What we heard from people is: over the course of several months, the number of people that were dialling in — they were doing this through teleconference, and that occurred from the beginning of the pandemic right until the beginning of July — and, you know, there were different people on the line, different voices. So there was confusion around who was who was talking, whether, you know, the person that was talking was the one with the expertise
If I can characterize a large part of what you're saying in the report, and you can tell me if this is fair, but it seems that what you're saying is that the Ford government's response was more political than public health.... Is that fair?
What happened is when they didn't have the emergency response plan, or when they didn't trigger it because it hadn't been updated, they hired somebody to put a structure in. And the structure is one more of advice versus command and control, like you would see in an emergency response plan.
So it just it worked out the way where you would have a Health Response Table giving advice to this Co-ordination Table, which then would give advice to the premier and cabinet.
Now, premier and cabinet, I mean, they can make decisions. There's no problem with that. You know, elected officials. I think where some of the confusion lay is when the public health or the Health Command Table would make recommendations up, and it wasn't followed, the participants just wanted to know why their recommendations weren't accepted.
OK, I guess my question is, was it more political than public health in the way the Ford government approached this?
The final decisions were ultimately government decisions. Advice was provided up from Public Health Ontario. But, you know, we did see that there was some advice that wasn't fully implemented.
I think the decision to require all visitors to long-term care homes to have a negative COVID test every two weeks, Public Health Ontario and the testing group specialist experts advised against that. You know, the test is as good as the day you get the test, and it gives you a sense of false confidence that it's actually a test that's good for two weeks. So that was one case where they provided advice and it wasn't followed.
Well, the most important thing is, do you think the people of Ontario are well-served during this crisis by their government?
I think this is a time when everybody needs to pull together. And I think tolerance is important. But I think learning from the past is very important to take forward.
COVID hit, a new subject, new disease, nobody's familiar with it. I think the fair thing to say here is people tried their best and now learn from some of the past and go forward and we'll get through this.
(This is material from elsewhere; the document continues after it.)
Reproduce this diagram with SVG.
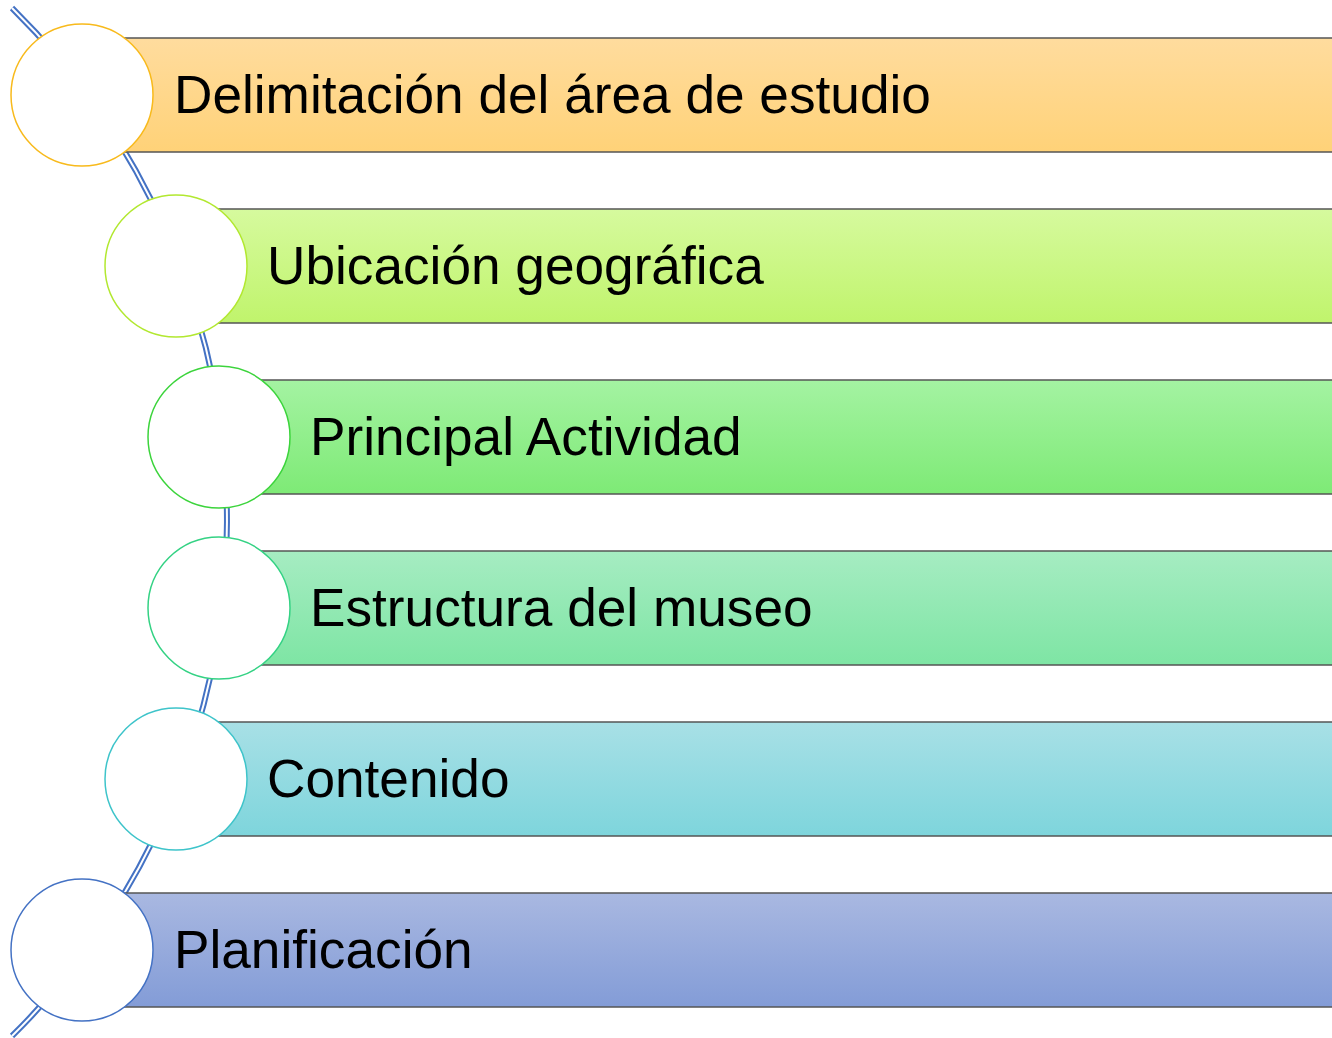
<svg xmlns="http://www.w3.org/2000/svg" width="1332" height="1038" viewBox="0 0 1332 1038">
<style>
.bar{stroke:#555555;stroke-width:1.5}
.c{fill:#ffffff;stroke-width:1.5}
.t{font-family:"Liberation Sans",Arial,sans-serif;font-size:53.2px;fill:#000000}
</style>
<defs>
<linearGradient id="g1" x1="0" y1="0" x2="0" y2="1"><stop offset="0" stop-color="#FFDC9E"/><stop offset="1" stop-color="#FFD278"/></linearGradient>
<linearGradient id="g2" x1="0" y1="0" x2="0" y2="1"><stop offset="0" stop-color="#D6FA9E"/><stop offset="1" stop-color="#C0F46C"/></linearGradient>
<linearGradient id="g3" x1="0" y1="0" x2="0" y2="1"><stop offset="0" stop-color="#A4F3A2"/><stop offset="1" stop-color="#7EEA76"/></linearGradient>
<linearGradient id="g4" x1="0" y1="0" x2="0" y2="1"><stop offset="0" stop-color="#A6ECC2"/><stop offset="1" stop-color="#7EE5A4"/></linearGradient>
<linearGradient id="g5" x1="0" y1="0" x2="0" y2="1"><stop offset="0" stop-color="#A8E0E6"/><stop offset="1" stop-color="#7ED5DC"/></linearGradient>
<linearGradient id="g6" x1="0" y1="0" x2="0" y2="1"><stop offset="0" stop-color="#A9B8E1"/><stop offset="1" stop-color="#839CD7"/></linearGradient>
</defs>
<g id="connectors">
<path d="M12,8 A722,722 0 0 1 12,1036" fill="none" stroke="#4472C4" stroke-width="6"/>
<path d="M12,8 A722,722 0 0 1 12,1036" fill="none" stroke="#ffffff" stroke-width="2"/>
</g>
<g id="node1">
<rect class="bar" x="82" y="38" width="1260" height="114" fill="url(#g1)"/>
<circle class="c" cx="82" cy="95" r="71" stroke="#F8BA1C"/>
<text class="t" x="174" y="113">Delimitación del área de estudio</text>
</g>
<g id="node2">
<rect class="bar" x="176" y="209" width="1166" height="114" fill="url(#g2)"/>
<circle class="c" cx="176" cy="266" r="71" stroke="#B2E830"/>
<text class="t" x="267" y="284">Ubicación geográfica</text>
</g>
<g id="node3">
<rect class="bar" x="219" y="380" width="1123" height="114" fill="url(#g3)"/>
<circle class="c" cx="219" cy="437" r="71" stroke="#3CD43C"/>
<text class="t" x="310" y="455">Principal Actividad</text>
</g>
<g id="node4">
<rect class="bar" x="219" y="551" width="1123" height="114" fill="url(#g4)"/>
<circle class="c" cx="219" cy="608" r="71" stroke="#34D284"/>
<text class="t" x="310" y="626">Estructura del museo</text>
</g>
<g id="node5">
<rect class="bar" x="176" y="722" width="1166" height="114" fill="url(#g5)"/>
<circle class="c" cx="176" cy="779" r="71" stroke="#3EC4CA"/>
<text class="t" x="267" y="797">Contenido</text>
</g>
<g id="node6">
<rect class="bar" x="82" y="893" width="1260" height="114" fill="url(#g6)"/>
<circle class="c" cx="82" cy="950" r="71" stroke="#4472C4"/>
<text class="t" x="174" y="968">Planificación</text>
</g>
</svg>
Are people in Ontario well-served by this government during this crisis?
I think it's not my place to, you know, have, convey an opinion that everybody else, I expect everyone else...
No, it's not an opinion like everybody else. You've written a very, very strong report, a very damning report in many respects. So what can you actually tell people? This is what they want to know. Not that you and the premier disagree on things. They want to know if they're well-served in this province.
And if they have opinions on what they see needed to be done, I mean, government's here to listen to the people.